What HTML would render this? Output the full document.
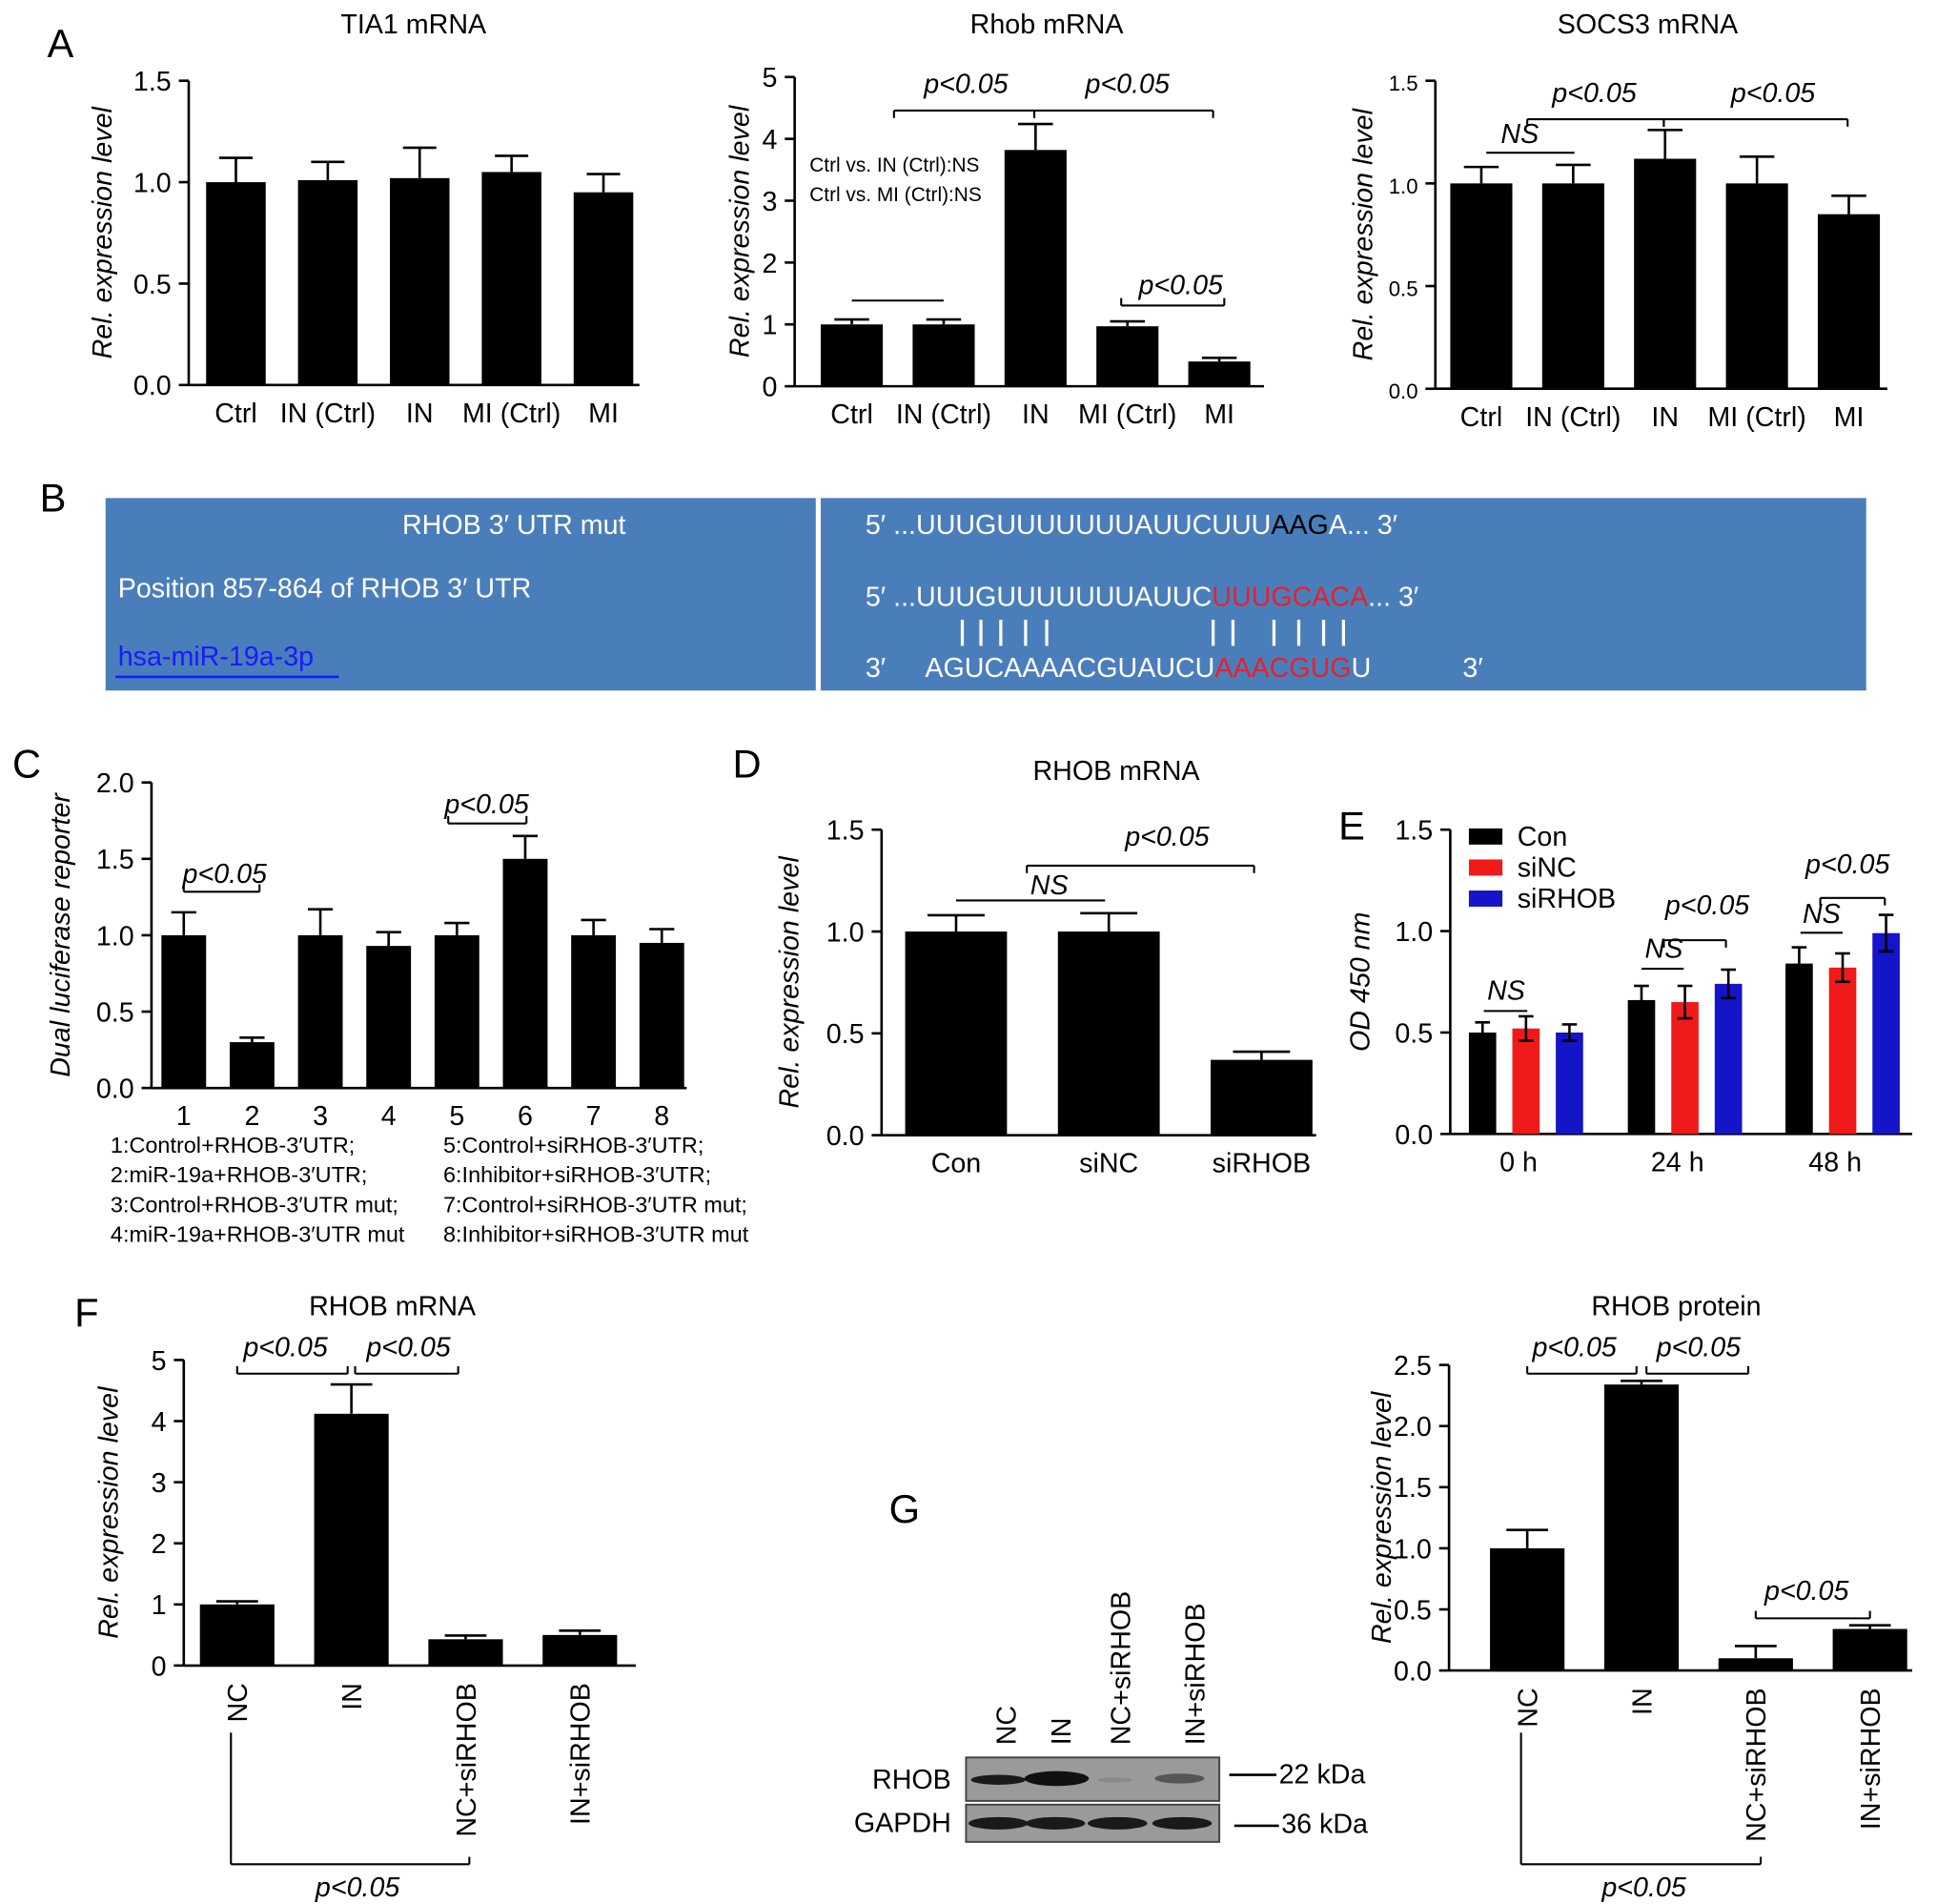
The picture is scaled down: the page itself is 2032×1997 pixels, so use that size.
<!DOCTYPE html>
<html><head><meta charset="utf-8"><style>
html,body{margin:0;padding:0;background:#fff}
svg{display:block}
text{font-family:"Liberation Sans",Arial,sans-serif}
</style></head><body>
<svg id="fig" width="2032" height="1997" viewBox="0 0 1560 1533" preserveAspectRatio="none" xmlns="http://www.w3.org/2000/svg">
<g id="root"></g>
</svg>
<script>
// ---- data ----
const aCats = ["Ctrl","IN (Ctrl)","IN","MI (Ctrl)","MI"];
const tia1Vals = [1.0,1.01,1.02,1.05,0.95];
const tia1Errs = [0.12,0.09,0.15,0.08,0.09];
const tia1Ticks = ["0.0","0.5","1.0","1.5"];
const rhobVals = [1.0,1.0,3.82,0.97,0.4];
const rhobErrs = [0.08,0.08,0.42,0.08,0.06];
const rhobTicks = ["0","1","2","3","4","5"];
const socsVals = [1.0,1.0,1.12,1.0,0.85];
const socsErrs = [0.08,0.09,0.14,0.13,0.09];
const socsTicks = ["0.0","0.5","1.0","1.5"];
const cCats = ["1","2","3","4","5","6","7","8"];
const lucVals = [1.0,0.3,1.0,0.93,1.0,1.5,1.0,0.95];
const lucErrs = [0.15,0.03,0.17,0.09,0.08,0.15,0.1,0.09];
const lucTicks = ["0.0","0.5","1.0","1.5","2.0"];
const dCats = ["Con","siNC","siRHOB"];
const dVals = [1.0,1.0,0.37];
const dErrs = [0.08,0.09,0.04];
const dTicks = ["0.0","0.5","1.0","1.5"];
const eGroups = ["0 h","24 h","48 h"];
const eSeries = ["Con","siNC","siRHOB"];
const eCon = [0.5,0.66,0.84];
const eSiNC = [0.52,0.65,0.82];
const eSiRHOB = [0.5,0.74,0.99];
const eConErr = [0.05,0.07,0.08];
const eSiNCErr = [0.06,0.08,0.07];
const eSiRHOBErr = [0.04,0.07,0.09];
const eTicks = ["0.0","0.5","1.0","1.5"];
const fCats = ["NC","IN","NC+siRHOB","IN+siRHOB"];
const fVals = [1.0,4.12,0.43,0.5];
const fErrs = [0.05,0.48,0.06,0.07];
const fTicks = ["0","1","2","3","4","5"];
const gVals = [1.0,2.34,0.1,0.34];
const gErrs = [0.15,0.03,0.1,0.03];
const gTicks = ["0.0","0.5","1.0","1.5","2.0","2.5"];

const NS="http://www.w3.org/2000/svg";
const root=document.getElementById('root');
function el(tag,attrs,parent,txt){const e=document.createElementNS(NS,tag);for(const k in attrs)e.setAttribute(k,attrs[k]);if(txt!==undefined)e.textContent=txt;(parent||root).appendChild(e);return e;}
function line(x1,y1,x2,y2,w,p,c){return el('line',{x1,y1,x2,y2,stroke:c||'#000','stroke-width':w||2},p);}
function txt(x,y,s,size,p,opts){const o=Object.assign({x,y,'font-size':size||22,'text-anchor':'middle',fill:'#000'},opts||{});return el('text',o,p,s);}

function chart(cfg){
  const g=el('g',{});
  
  
  const ys=v=>cfg.y0-(v/cfg.ymax)*(cfg.y0-cfg.ytop);
  line(cfg.ax,cfg.y0,cfg.ax,cfg.ytop,2,g);
  const n=cfg.ticks.length;
  cfg.ticks.forEach((t,i)=>{const v=cfg.ymax*i/(n-1);const y=ys(v);line(cfg.ax-8,y,cfg.ax,y,2,g);
    const tt=txt(cfg.ax-14,y+8,t,cfg.tickSize||22,g,{'text-anchor':'end'});
    
    });
  line(cfg.ax,cfg.y0,cfg.axEnd,cfg.y0,2,g);
  const yt=txt(0,0,cfg.ytitle,22,g,{transform:`translate(${cfg.ytx},${(cfg.y0+cfg.ytop)/2}) rotate(-90)`,'font-style':'italic'});
  
  
  if(cfg.title){const t=txt(cfg.titleX,cfg.titleY,cfg.title,22,g);
    
    }
  cfg.vals.forEach((v,i)=>{
    const cx=cfg.x0+i*cfg.step;const w=cfg.bw;
    const top=ys(v), et=ys(v+cfg.errs[i]);
    const b=el('rect',{x:cx-w/2,y:top,width:w,height:cfg.y0-top,fill:'#000'},g);
    
    
    line(cx,top,cx,et,2,g);line(cx-w*0.28,et,cx+w*0.28,et,2,g);
    if(cfg.cats){
      if(cfg.rot){const l=txt(0,0,cfg.cats[i],22,g,{transform:`translate(${cx+8},${cfg.y0+14}) rotate(-90)`,'text-anchor':'end'});
        
        }
      else{const l=txt(cx,cfg.y0+30,cfg.cats[i],22,g);
        
        }
    }
  });
  return {g,ys};
}
function bracket(x1,x2,y,d,g){line(x1,y+d,x1,y,1.6,g);line(x1,y,x2,y,1.6,g);line(x2,y,x2,y+d,1.6,g);}
function ptxt(x,y,s,g){const t=txt(x,y,s,22,g,{'font-style':'italic'});return t;}
function letter(x,y,s){const t=txt(x,y,s,32,root,{'text-anchor':'start'});}

letter(38,46,'A');letter(32,412,'B');letter(10,626,'C');letter(590,626,'D');letter(1078,676,'E');letter(60,1068,'F');letter(716,1226,'G');

// A1
chart({name:'tia1-chart',ax:152,y0:310,ytop:65,ymax:1.5,ticks:tia1Ticks,axEnd:515,ytitle:'Rel. expression level',ytx:90,title:'TIA1 mRNA',titleX:333,titleY:27,vals:tia1Vals,errs:tia1Errs,x0:190,step:74,bw:48,cats:aCats});
// A2
const a2=chart({name:'rhob-chart',ax:640,y0:311,ytop:62,ymax:5,ticks:rhobTicks,axEnd:1018,ytitle:'Rel. expression level',ytx:603,title:'Rhob mRNA',titleX:843,titleY:27,vals:rhobVals,errs:rhobErrs,x0:686,step:74,bw:50,cats:aCats});
bracket(720,833,89,6,a2.g);bracket(833,977,89,6,a2.g);ptxt(778,75,'p<0.05',a2.g);ptxt(908,75,'p<0.05',a2.g);
line(686,242,760,242,1.6,a2.g);bracket(903,986,246,-6,a2.g);ptxt(951,237,'p<0.05',a2.g);
txt(652,138,'Ctrl vs. IN (Ctrl):NS',16,a2.g,{'text-anchor':'start'});txt(652,162,'Ctrl vs. MI (Ctrl):NS',16,a2.g,{'text-anchor':'start'});
// A3
const a3=chart({name:'socs3-chart',ax:1156,y0:313,ytop:65,ymax:1.5,ticks:socsTicks,axEnd:1520,ytitle:'Rel. expression level',ytx:1105,title:'SOCS3 mRNA',titleX:1327,titleY:27,vals:socsVals,errs:socsErrs,x0:1193,step:74,bw:50,cats:aCats,tickSize:17});
line(1197,123,1268,123,1.6,a3.g);ptxt(1224,115,'NS',a3.g);bracket(1230,1340,96,6,a3.g);bracket(1340,1488,96,6,a3.g);ptxt(1284,82,'p<0.05',a3.g);ptxt(1428,82,'p<0.05',a3.g);

// B
const gb=el('g',{});
el('rect',{x:85,y:401,width:1418,height:155,fill:'#4a7ebb'},gb);
line(659,401,659,556,4,gb,'#fff');
txt(414,430,'RHOB 3′ UTR mut',22,gb,{fill:'#fff'});
txt(95,481,'Position 857-864 of RHOB 3′ UTR',22,gb,{'text-anchor':'start',fill:'#fff'});
const lk=txt(95,536,'hsa-miR-19a-3p',22,gb,{'text-anchor':'start',fill:'#1a1aff'});
line(93,545,273,545,2,gb,'#1a1aff');
const t1=el('text',{x:697,y:430,'font-size':22,fill:'#fff'},gb);
el('tspan',{fill:'#fff'},t1,'5′ ...UUUGUUUUUUUAUUCUUU');el('tspan',{fill:'#000'},t1,'AAG');el('tspan',{fill:'#fff'},t1,'A... 3′');
const t2=el('text',{x:697,y:488,'font-size':22,fill:'#fff'},gb);
el('tspan',{fill:'#fff'},t2,'5′ ...UUUGUUUUUUUAUUC');el('tspan',{fill:'#e8202a'},t2,'UUUGCACA');el('tspan',{fill:'#fff'},t2,'... 3′');
const t3=el('text',{x:697,y:545,'font-size':22,fill:'#fff'},gb);
el('tspan',{fill:'#fff',x:697},t3,'3′');
el('tspan',{fill:'#fff',x:745},t3,'AGUCAAAACGUAUCU');el('tspan',{fill:'#e8202a'},t3,'AAACGUG');el('tspan',{fill:'#fff'},t3,'U');
el('tspan',{fill:'#fff',x:1178},t3,'3′');
[775,790,806,826,843,977,993,1026,1046,1066,1082].forEach(x=>line(x,499,x,520,2.5,gb,'#fff'));

// C
const gc=chart({name:'luciferase-chart',ax:122,y0:876,ytop:630,ymax:2.0,ticks:lucTicks,axEnd:553,ytitle:'Dual luciferase reporter',ytx:56,vals:lucVals,errs:lucErrs,x0:148,step:55,bw:36,cats:cCats});
bracket(148,209,718,-6,gc.g);ptxt(181,711,'p<0.05',gc.g);bracket(361,424,663,-6,gc.g);ptxt(392,655,'p<0.05',gc.g);
[['1:Control+RHOB-3′UTR;','5:Control+siRHOB-3′UTR;'],['2:miR-19a+RHOB-3′UTR;','6:Inhibitor+siRHOB-3′UTR;'],['3:Control+RHOB-3′UTR mut;','7:Control+siRHOB-3′UTR mut;'],['4:miR-19a+RHOB-3′UTR mut','8:Inhibitor+siRHOB-3′UTR mut']].forEach((r,i)=>{
 const a=txt(89,928+i*24,r[0],18,gc.g,{'text-anchor':'start'});
 const b=txt(357,928+i*24,r[1],18,gc.g,{'text-anchor':'start'});});

// D
const gd=chart({name:'rhob-sirna-chart',ax:710,y0:914,ytop:668,ymax:1.5,ticks:dTicks,axEnd:1060,ytitle:'Rel. expression level',ytx:643,title:'RHOB mRNA',titleX:899,titleY:628,vals:dVals,errs:dErrs,x0:770,step:123,bw:82,cats:dCats});
line(770,725,890,725,1.6,gd.g);ptxt(845,720,'NS',gd.g);bracket(827,1010,697,6,gd.g);ptxt(940,681,'p<0.05',gd.g);

// E
(function(){
 const g=el('g',{});
 const ax=1168,y0=913,ytop=668,ymax=1.5;const ys=v=>y0-(v/ymax)*(y0-ytop);
 line(ax,y0,ax,ytop,2,g);line(ax,y0,1540,y0,2,g);
 eTicks.forEach((t,i)=>{const y=ys(ymax*i/(eTicks.length-1));line(ax-8,y,ax,y,2,g);const l=txt(ax-14,y+8,t,22,g,{'text-anchor':'end'});});
 const yt=txt(0,0,'OD 450 nm',22,g,{transform:`translate(1103,${(y0+ytop)/2}) rotate(-90)`,'font-style':'italic'});
 const series=[eCon,eSiNC,eSiRHOB],errs=[eConErr,eSiNCErr,eSiRHOBErr],cols=['#000','#f01a1a','#1414c8'];
 const gx=[1229,1357,1484];
 eGroups.forEach((lab,gi)=>{
  series.forEach((s,si)=>{const cx=gx[gi]+(si-1)*35;const top=ys(s[gi]);
   const b=el('rect',{x:cx-11,y:top,width:22,height:y0-top,fill:cols[si]},g);
   const e1=ys(s[gi]+errs[si][gi]),e2=ys(s[gi]-errs[si][gi]);line(cx,e1,cx,e2,2,g);line(cx-6,e1,cx+6,e1,2,g);line(cx-6,e2,cx+6,e2,2,g);});
  const l=txt(gx[gi]-6,y0+30,lab,22,g);});
 eSeries.forEach((s,i)=>{const r=el('rect',{x:1183,y:667+i*25,width:27,height:13,fill:cols[i]},g);
  const t=txt(1222,681+i*25,s,22,g,{'text-anchor':'start'});});
 line(1195,814,1230,814,1.6,g);ptxt(1213,805,'NS',g);
 line(1322,780,1356,780,1.6,g);ptxt(1340,771,'NS',g);bracket(1340,1390,757,6,g);ptxt(1375,736,'p<0.05',g);
 line(1450,751,1484,751,1.6,g);ptxt(1467,743,'NS',g);bracket(1466,1518,723,6,g);ptxt(1488,703,'p<0.05',g);
})();

// F
const gf=chart({name:'rhob-mrna-f-chart',ax:148,y0:1341,ytop:1095,ymax:5,ticks:fTicks,axEnd:512,ytitle:'Rel. expression level',ytx:95,title:'RHOB mRNA',titleX:316,titleY:1059,vals:fVals,errs:fErrs,x0:191,step:92,bw:60,cats:fCats,rot:true});
bracket(191,280,1106,-6,gf.g);bracket(286,369,1106,-6,gf.g);ptxt(230,1092,'p<0.05',gf.g);ptxt(329,1092,'p<0.05',gf.g);
line(186,1395,186,1501,1.6,gf.g);line(186,1501,378,1501,1.6,gf.g);line(378,1501,378,1495,1.6,gf.g);ptxt(288,1527,'p<0.05',gf.g);

// G blot
(function(){
 const g=el('g',{});
 el('rect',{x:778,y:1415,width:204,height:35,fill:'#9a9a9a',stroke:'#444','stroke-width':1.5},g);
 el('rect',{x:778,y:1453,width:204,height:30,fill:'#9a9a9a',stroke:'#444','stroke-width':1.5},g);
 el('ellipse',{cx:804,cy:1433,rx:22,ry:4,fill:'#1a1a1a'},g);el('ellipse',{cx:851,cy:1432,rx:26,ry:6,fill:'#111'},g);
 el('ellipse',{cx:898,cy:1433,rx:14,ry:2,fill:'#8a8a8a'},g);el('ellipse',{cx:950,cy:1432,rx:20,ry:4,fill:'#555'},g);
 [804,850,900,952].forEach(x=>el('ellipse',{cx:x,cy:1468,rx:24,ry:5,fill:'#1a1a1a'},g));
 txt(766,1440,'RHOB',22,g,{'text-anchor':'end'});txt(766,1475,'GAPDH',22,g,{'text-anchor':'end'});
 line(990,1429,1028,1429,2,g);txt(1030,1436,'22 kDa',22,g,{'text-anchor':'start'});
 line(994,1470,1030,1470,2,g);txt(1032,1476,'36 kDa',22,g,{'text-anchor':'start'});
 [['NC',818],['IN',862],['NC+siRHOB',910],['IN+siRHOB',970]].forEach(([s,x])=>{const t=txt(0,0,s,22,g,{transform:`translate(${x},1405) rotate(-90)`,'text-anchor':'start'});});
})();

// G chart
const gg=chart({name:'rhob-protein-chart',ax:1167,y0:1345,ytop:1099,ymax:2.5,ticks:gTicks,axEnd:1540,ytitle:'Rel. expression level',ytx:1120,title:'RHOB protein',titleX:1350,titleY:1059,vals:gVals,errs:gErrs,x0:1230,step:92,bw:60,cats:fCats,rot:true});
bracket(1230,1318,1106,-6,gg.g);bracket(1326,1408,1106,-6,gg.g);ptxt(1268,1092,'p<0.05',gg.g);ptxt(1368,1092,'p<0.05',gg.g);
bracket(1414,1506,1303,-6,gg.g);ptxt(1455,1288,'p<0.05',gg.g);
line(1225,1395,1225,1501,1.6,gg.g);line(1225,1501,1418,1501,1.6,gg.g);line(1418,1501,1418,1495,1.6,gg.g);ptxt(1324,1527,'p<0.05',gg.g);
</script>
</body></html>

WHAT IS REQUIRED -> Pick every line with "document" in it and copy it.

SOLUTION FOR THIS TASK ->
What HTML would render this? Output the full document.
const root=document.getElementById('root');
function el(tag,attrs,parent,txt){const e=document.createElementNS(NS,tag);for(const k in attrs)e.setAttribute(k,attrs[k]);if(txt!==undefined)e.textContent=txt;(parent||root).appendChild(e);return e;}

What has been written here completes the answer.